Task: Set down the full listing exactly as given. Any pictures are to be left out.
#####
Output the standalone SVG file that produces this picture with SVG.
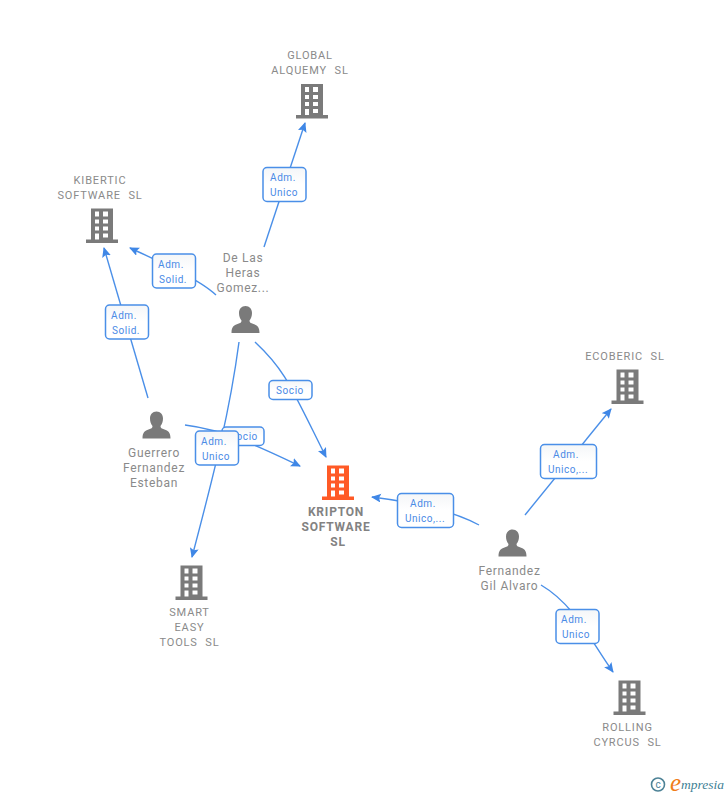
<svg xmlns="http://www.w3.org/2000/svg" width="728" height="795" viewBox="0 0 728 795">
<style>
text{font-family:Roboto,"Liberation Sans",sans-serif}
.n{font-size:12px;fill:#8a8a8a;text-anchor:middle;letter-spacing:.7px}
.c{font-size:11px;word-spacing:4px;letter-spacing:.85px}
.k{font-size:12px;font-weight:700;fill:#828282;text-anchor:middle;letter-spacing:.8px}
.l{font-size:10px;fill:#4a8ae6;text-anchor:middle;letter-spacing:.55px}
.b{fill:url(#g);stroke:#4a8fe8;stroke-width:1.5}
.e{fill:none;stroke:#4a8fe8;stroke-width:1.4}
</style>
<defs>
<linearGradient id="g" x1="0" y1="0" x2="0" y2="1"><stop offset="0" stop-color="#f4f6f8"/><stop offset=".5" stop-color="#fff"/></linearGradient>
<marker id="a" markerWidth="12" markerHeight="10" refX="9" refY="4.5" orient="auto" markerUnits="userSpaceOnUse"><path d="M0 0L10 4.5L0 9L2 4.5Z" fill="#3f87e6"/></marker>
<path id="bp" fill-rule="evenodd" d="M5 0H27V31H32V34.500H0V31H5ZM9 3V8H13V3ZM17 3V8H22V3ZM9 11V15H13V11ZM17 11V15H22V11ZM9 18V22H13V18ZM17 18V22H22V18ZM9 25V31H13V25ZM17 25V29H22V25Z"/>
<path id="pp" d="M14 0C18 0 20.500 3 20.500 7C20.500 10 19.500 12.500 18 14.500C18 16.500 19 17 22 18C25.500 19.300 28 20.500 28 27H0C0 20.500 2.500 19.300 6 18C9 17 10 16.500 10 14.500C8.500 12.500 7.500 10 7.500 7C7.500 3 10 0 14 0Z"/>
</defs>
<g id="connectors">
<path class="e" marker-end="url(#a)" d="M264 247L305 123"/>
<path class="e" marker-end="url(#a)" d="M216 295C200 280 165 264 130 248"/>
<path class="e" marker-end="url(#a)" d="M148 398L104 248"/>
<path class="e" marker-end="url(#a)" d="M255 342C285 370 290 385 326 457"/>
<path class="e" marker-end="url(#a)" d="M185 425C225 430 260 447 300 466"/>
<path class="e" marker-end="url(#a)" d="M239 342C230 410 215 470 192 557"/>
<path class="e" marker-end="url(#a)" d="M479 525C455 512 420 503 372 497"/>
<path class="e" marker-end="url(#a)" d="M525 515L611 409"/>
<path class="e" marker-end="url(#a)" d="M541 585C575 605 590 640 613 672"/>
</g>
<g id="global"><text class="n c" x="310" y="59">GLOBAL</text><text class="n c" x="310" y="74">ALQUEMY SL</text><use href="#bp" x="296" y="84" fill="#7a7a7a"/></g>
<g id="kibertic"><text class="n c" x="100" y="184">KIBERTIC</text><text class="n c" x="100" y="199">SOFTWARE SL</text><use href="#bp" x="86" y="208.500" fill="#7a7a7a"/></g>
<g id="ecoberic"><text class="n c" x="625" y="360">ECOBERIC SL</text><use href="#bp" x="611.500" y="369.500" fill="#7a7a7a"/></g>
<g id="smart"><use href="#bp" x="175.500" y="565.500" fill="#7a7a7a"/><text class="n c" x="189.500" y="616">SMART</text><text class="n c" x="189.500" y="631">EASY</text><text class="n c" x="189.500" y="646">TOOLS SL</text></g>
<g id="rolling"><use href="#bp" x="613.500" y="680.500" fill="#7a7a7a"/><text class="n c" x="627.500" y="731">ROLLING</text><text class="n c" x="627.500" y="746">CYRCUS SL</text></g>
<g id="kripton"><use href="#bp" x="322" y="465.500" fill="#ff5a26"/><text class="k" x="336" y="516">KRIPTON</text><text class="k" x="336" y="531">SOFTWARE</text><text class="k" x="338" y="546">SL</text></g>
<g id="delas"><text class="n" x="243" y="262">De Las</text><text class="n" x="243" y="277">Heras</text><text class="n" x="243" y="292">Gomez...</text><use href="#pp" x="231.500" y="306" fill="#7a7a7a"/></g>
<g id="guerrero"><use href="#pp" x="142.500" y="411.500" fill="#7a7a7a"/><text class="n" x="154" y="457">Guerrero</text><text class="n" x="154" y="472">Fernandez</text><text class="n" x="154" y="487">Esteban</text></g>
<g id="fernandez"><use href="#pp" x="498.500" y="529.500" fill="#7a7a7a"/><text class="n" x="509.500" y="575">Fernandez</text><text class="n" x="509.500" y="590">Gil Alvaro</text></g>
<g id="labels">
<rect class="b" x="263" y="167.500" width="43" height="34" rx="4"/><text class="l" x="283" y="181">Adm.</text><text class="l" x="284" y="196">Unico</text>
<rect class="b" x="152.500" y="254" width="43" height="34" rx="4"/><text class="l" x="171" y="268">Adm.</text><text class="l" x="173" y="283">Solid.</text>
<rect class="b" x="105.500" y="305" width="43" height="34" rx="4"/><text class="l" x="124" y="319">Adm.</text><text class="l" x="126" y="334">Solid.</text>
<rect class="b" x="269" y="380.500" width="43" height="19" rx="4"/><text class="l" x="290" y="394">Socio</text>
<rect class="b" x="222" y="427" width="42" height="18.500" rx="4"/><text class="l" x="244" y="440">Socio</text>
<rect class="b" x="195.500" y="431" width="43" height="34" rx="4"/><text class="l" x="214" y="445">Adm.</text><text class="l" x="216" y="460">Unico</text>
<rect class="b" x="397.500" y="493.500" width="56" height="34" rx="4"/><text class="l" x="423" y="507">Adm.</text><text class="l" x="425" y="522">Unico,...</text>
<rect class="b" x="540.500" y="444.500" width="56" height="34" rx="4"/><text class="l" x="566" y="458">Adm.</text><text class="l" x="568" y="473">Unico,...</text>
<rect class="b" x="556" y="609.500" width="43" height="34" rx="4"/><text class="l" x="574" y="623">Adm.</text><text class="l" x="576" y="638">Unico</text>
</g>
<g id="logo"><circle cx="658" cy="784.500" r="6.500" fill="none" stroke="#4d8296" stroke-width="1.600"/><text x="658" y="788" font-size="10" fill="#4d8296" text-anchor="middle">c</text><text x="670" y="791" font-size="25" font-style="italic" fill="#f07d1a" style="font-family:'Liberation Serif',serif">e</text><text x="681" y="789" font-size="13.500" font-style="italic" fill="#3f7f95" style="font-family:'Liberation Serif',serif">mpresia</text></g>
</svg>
#####
The solution:
Output the standalone SVG file that produces this picture with SVG.
<svg xmlns="http://www.w3.org/2000/svg" width="728" height="795" viewBox="0 0 728 795">
<style>
text{font-family:Roboto,"Liberation Sans",sans-serif}
.n{font-size:12px;fill:#8a8a8a;text-anchor:middle;letter-spacing:.7px}
.c{font-size:11px;word-spacing:4px;letter-spacing:.85px}
.k{font-size:12px;font-weight:700;fill:#828282;text-anchor:middle;letter-spacing:.8px}
.l{font-size:10px;fill:#4a8ae6;text-anchor:middle;letter-spacing:.55px}
.b{fill:url(#g);stroke:#4a8fe8;stroke-width:1.5}
.e{fill:none;stroke:#4a8fe8;stroke-width:1.4}
</style>
<defs>
<linearGradient id="g" x1="0" y1="0" x2="0" y2="1"><stop offset="0" stop-color="#f4f6f8"/><stop offset=".5" stop-color="#fff"/></linearGradient>
<marker id="a" markerWidth="12" markerHeight="10" refX="9" refY="4.5" orient="auto" markerUnits="userSpaceOnUse"><path d="M0 0L10 4.5L0 9L2 4.5Z" fill="#3f87e6"/></marker>
<path id="bp" fill-rule="evenodd" d="M5 0H27V31H32V34.500H0V31H5ZM9 3V8H13V3ZM17 3V8H22V3ZM9 11V15H13V11ZM17 11V15H22V11ZM9 18V22H13V18ZM17 18V22H22V18ZM9 25V31H13V25ZM17 25V29H22V25Z"/>
<path id="pp" d="M14 0C18 0 20.500 3 20.500 7C20.500 10 19.500 12.500 18 14.500C18 16.500 19 17 22 18C25.500 19.300 28 20.500 28 27H0C0 20.500 2.500 19.300 6 18C9 17 10 16.500 10 14.500C8.500 12.500 7.500 10 7.500 7C7.500 3 10 0 14 0Z"/>
</defs>
<g id="connectors">
<path class="e" marker-end="url(#a)" d="M264 247L305 123"/>
<path class="e" marker-end="url(#a)" d="M216 295C200 280 165 264 130 248"/>
<path class="e" marker-end="url(#a)" d="M148 398L104 248"/>
<path class="e" marker-end="url(#a)" d="M255 342C285 370 290 385 326 457"/>
<path class="e" marker-end="url(#a)" d="M185 425C225 430 260 447 300 466"/>
<path class="e" marker-end="url(#a)" d="M239 342C230 410 215 470 192 557"/>
<path class="e" marker-end="url(#a)" d="M479 525C455 512 420 503 372 497"/>
<path class="e" marker-end="url(#a)" d="M525 515L611 409"/>
<path class="e" marker-end="url(#a)" d="M541 585C575 605 590 640 613 672"/>
</g>
<g id="global"><text class="n c" x="310" y="59">GLOBAL</text><text class="n c" x="310" y="74">ALQUEMY SL</text><use href="#bp" x="296" y="84" fill="#7a7a7a"/></g>
<g id="kibertic"><text class="n c" x="100" y="184">KIBERTIC</text><text class="n c" x="100" y="199">SOFTWARE SL</text><use href="#bp" x="86" y="208.500" fill="#7a7a7a"/></g>
<g id="ecoberic"><text class="n c" x="625" y="360">ECOBERIC SL</text><use href="#bp" x="611.500" y="369.500" fill="#7a7a7a"/></g>
<g id="smart"><use href="#bp" x="175.500" y="565.500" fill="#7a7a7a"/><text class="n c" x="189.500" y="616">SMART</text><text class="n c" x="189.500" y="631">EASY</text><text class="n c" x="189.500" y="646">TOOLS SL</text></g>
<g id="rolling"><use href="#bp" x="613.500" y="680.500" fill="#7a7a7a"/><text class="n c" x="627.500" y="731">ROLLING</text><text class="n c" x="627.500" y="746">CYRCUS SL</text></g>
<g id="kripton"><use href="#bp" x="322" y="465.500" fill="#ff5a26"/><text class="k" x="336" y="516">KRIPTON</text><text class="k" x="336" y="531">SOFTWARE</text><text class="k" x="338" y="546">SL</text></g>
<g id="delas"><text class="n" x="243" y="262">De Las</text><text class="n" x="243" y="277">Heras</text><text class="n" x="243" y="292">Gomez...</text><use href="#pp" x="231.500" y="306" fill="#7a7a7a"/></g>
<g id="guerrero"><use href="#pp" x="142.500" y="411.500" fill="#7a7a7a"/><text class="n" x="154" y="457">Guerrero</text><text class="n" x="154" y="472">Fernandez</text><text class="n" x="154" y="487">Esteban</text></g>
<g id="fernandez"><use href="#pp" x="498.500" y="529.500" fill="#7a7a7a"/><text class="n" x="509.500" y="575">Fernandez</text><text class="n" x="509.500" y="590">Gil Alvaro</text></g>
<g id="labels">
<rect class="b" x="263" y="167.500" width="43" height="34" rx="4"/><text class="l" x="283" y="181">Adm.</text><text class="l" x="284" y="196">Unico</text>
<rect class="b" x="152.500" y="254" width="43" height="34" rx="4"/><text class="l" x="171" y="268">Adm.</text><text class="l" x="173" y="283">Solid.</text>
<rect class="b" x="105.500" y="305" width="43" height="34" rx="4"/><text class="l" x="124" y="319">Adm.</text><text class="l" x="126" y="334">Solid.</text>
<rect class="b" x="269" y="380.500" width="43" height="19" rx="4"/><text class="l" x="290" y="394">Socio</text>
<rect class="b" x="222" y="427" width="42" height="18.500" rx="4"/><text class="l" x="244" y="440">Socio</text>
<rect class="b" x="195.500" y="431" width="43" height="34" rx="4"/><text class="l" x="214" y="445">Adm.</text><text class="l" x="216" y="460">Unico</text>
<rect class="b" x="397.500" y="493.500" width="56" height="34" rx="4"/><text class="l" x="423" y="507">Adm.</text><text class="l" x="425" y="522">Unico,...</text>
<rect class="b" x="540.500" y="444.500" width="56" height="34" rx="4"/><text class="l" x="566" y="458">Adm.</text><text class="l" x="568" y="473">Unico,...</text>
<rect class="b" x="556" y="609.500" width="43" height="34" rx="4"/><text class="l" x="574" y="623">Adm.</text><text class="l" x="576" y="638">Unico</text>
</g>
<g id="logo"><circle cx="658" cy="784.500" r="6.500" fill="none" stroke="#4d8296" stroke-width="1.600"/><text x="658" y="788" font-size="10" fill="#4d8296" text-anchor="middle">c</text><text x="670" y="791" font-size="25" font-style="italic" fill="#f07d1a" style="font-family:'Liberation Serif',serif">e</text><text x="681" y="789" font-size="13.500" font-style="italic" fill="#3f7f95" style="font-family:'Liberation Serif',serif">mpresia</text></g>
</svg>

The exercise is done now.